10.00 a.m.— Another gorgeous day. Am just going to have a bath. Went round last night all the outlying posts and a good bit of the line. It was a heavenly night. Fairly quiet except for M.G. fire. J.J. had a narrow escape from the oil can (trench mortar). It landed close to where he was in the trench, and he had just time to skip before it exploded, and only got covered with mud. I saw him about an hour afterwards. He was quite imperturbable—great fellow. Menaul did some useful work last night, and got within a few yards of a Bosche working party. Padre is going over to see Dickson today. He is running a mess. We’re getting a grand lot of work done, and all in the cool after stand down in the morning, about 3.30 a.m. to 7.30 a.m., and again 5.30 p.m. to 7.30 p.m. leaving the hot part of the day for resting. We downed a Bosche ‘plane this afternoon with our ‘planes. I didn’t see it.
Another lovely day, with a shade more breeze.
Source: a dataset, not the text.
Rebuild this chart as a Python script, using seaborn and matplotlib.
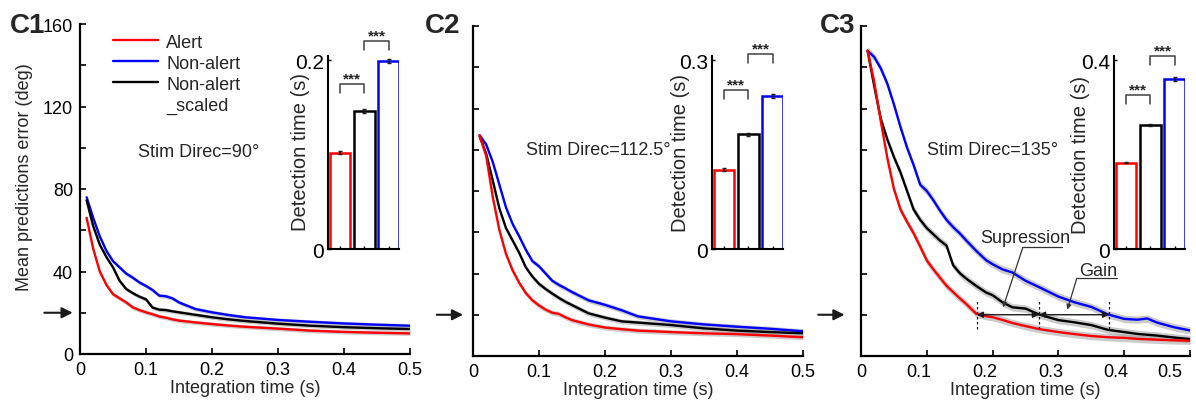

Dickson is going on well, but they haven’t located the bullet, and will send him, when fit to move, to a base for X-rays. My day at present is:—a little office work after breakfast, and then out round the line; back to lunch. Coy. Commanders’ conference at 2.30 p.m., which lasts till 4.00 p.m.; then post in (post leaves at 3.00 p.m.), and then tea and round the line again till dinner, after which heavy correspondence in and has to be attended to. Then I wander again and see what work is being done and needed, and sometimes an early trek round after daylight.
A quiet night except for M.G. fire. Menaul had an escape on patrol last night; bumped into a small covering party of Bosches, who fired at about five yards, but missed and Menaul was able to get away, pursued by rifle and grenade fire. He was out on a special reconnoitring job and had only one man with him. He was so close to the German line he had to skip as fast as he could.
2.00 p.m.— Had a very hot walk round the whole line from 9.30 a.m. to 12.30 p.m. Everything peaceful, except occasional sniping, and a few H.E. shells on the front line. We’ve had grand weather this time, and a lot of good work has been done.